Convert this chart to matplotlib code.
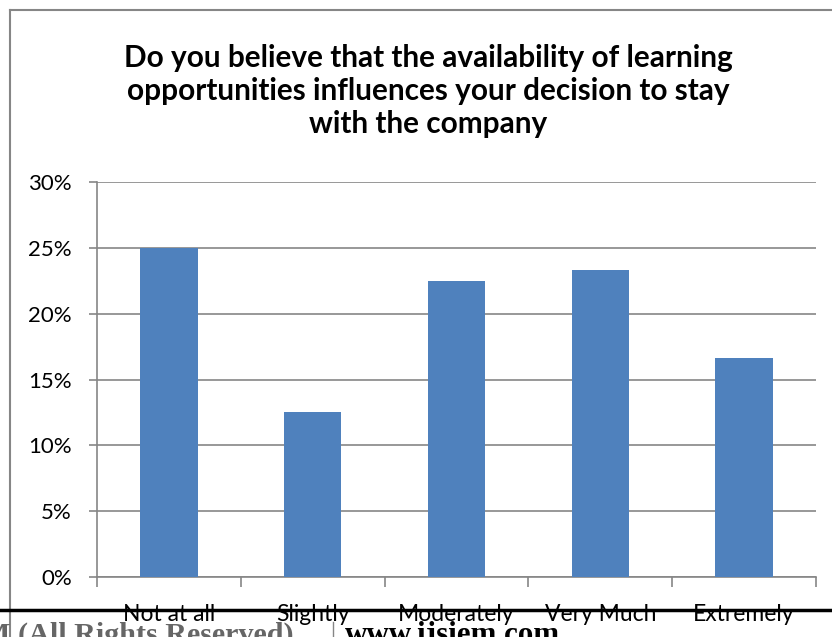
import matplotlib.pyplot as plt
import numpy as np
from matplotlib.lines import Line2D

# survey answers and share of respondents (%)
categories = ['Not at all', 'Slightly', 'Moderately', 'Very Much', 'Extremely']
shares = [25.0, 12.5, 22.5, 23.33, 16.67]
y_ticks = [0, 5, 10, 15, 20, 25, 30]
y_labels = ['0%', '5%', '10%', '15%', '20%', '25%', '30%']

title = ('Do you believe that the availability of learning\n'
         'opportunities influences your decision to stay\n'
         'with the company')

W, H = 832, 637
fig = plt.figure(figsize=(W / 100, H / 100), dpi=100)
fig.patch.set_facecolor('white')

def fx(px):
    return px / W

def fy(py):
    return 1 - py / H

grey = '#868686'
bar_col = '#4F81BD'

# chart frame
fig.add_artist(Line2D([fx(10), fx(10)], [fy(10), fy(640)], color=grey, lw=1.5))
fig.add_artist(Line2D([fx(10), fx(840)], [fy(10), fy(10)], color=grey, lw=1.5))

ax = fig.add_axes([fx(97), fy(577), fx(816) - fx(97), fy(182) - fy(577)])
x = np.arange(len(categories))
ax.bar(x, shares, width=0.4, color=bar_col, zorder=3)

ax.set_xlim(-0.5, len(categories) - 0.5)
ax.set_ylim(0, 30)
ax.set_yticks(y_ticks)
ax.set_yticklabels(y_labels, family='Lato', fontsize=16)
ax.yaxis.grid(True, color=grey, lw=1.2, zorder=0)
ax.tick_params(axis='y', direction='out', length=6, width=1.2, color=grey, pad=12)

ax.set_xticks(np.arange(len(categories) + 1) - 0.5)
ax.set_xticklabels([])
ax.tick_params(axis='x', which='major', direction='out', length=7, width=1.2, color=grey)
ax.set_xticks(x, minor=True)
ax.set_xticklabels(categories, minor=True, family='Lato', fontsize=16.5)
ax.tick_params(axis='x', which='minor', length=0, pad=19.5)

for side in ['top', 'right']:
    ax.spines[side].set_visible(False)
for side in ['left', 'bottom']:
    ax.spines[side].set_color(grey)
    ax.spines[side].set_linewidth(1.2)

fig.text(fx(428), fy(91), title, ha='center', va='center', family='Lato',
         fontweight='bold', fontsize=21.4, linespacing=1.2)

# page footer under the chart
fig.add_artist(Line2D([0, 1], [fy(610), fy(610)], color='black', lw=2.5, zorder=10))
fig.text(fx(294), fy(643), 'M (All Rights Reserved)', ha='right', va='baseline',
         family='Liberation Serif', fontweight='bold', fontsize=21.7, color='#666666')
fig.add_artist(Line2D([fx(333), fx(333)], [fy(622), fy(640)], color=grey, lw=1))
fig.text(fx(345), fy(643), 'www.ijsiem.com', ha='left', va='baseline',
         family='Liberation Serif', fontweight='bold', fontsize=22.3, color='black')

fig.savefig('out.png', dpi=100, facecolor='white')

## The problem
Your task is to return the lines above, from the first one up to and including the line containing "from matplotlib.lines import Line2D", minus any pictures.

## Reply
Convert this chart to matplotlib code.
import matplotlib.pyplot as plt
import numpy as np
from matplotlib.lines import Line2D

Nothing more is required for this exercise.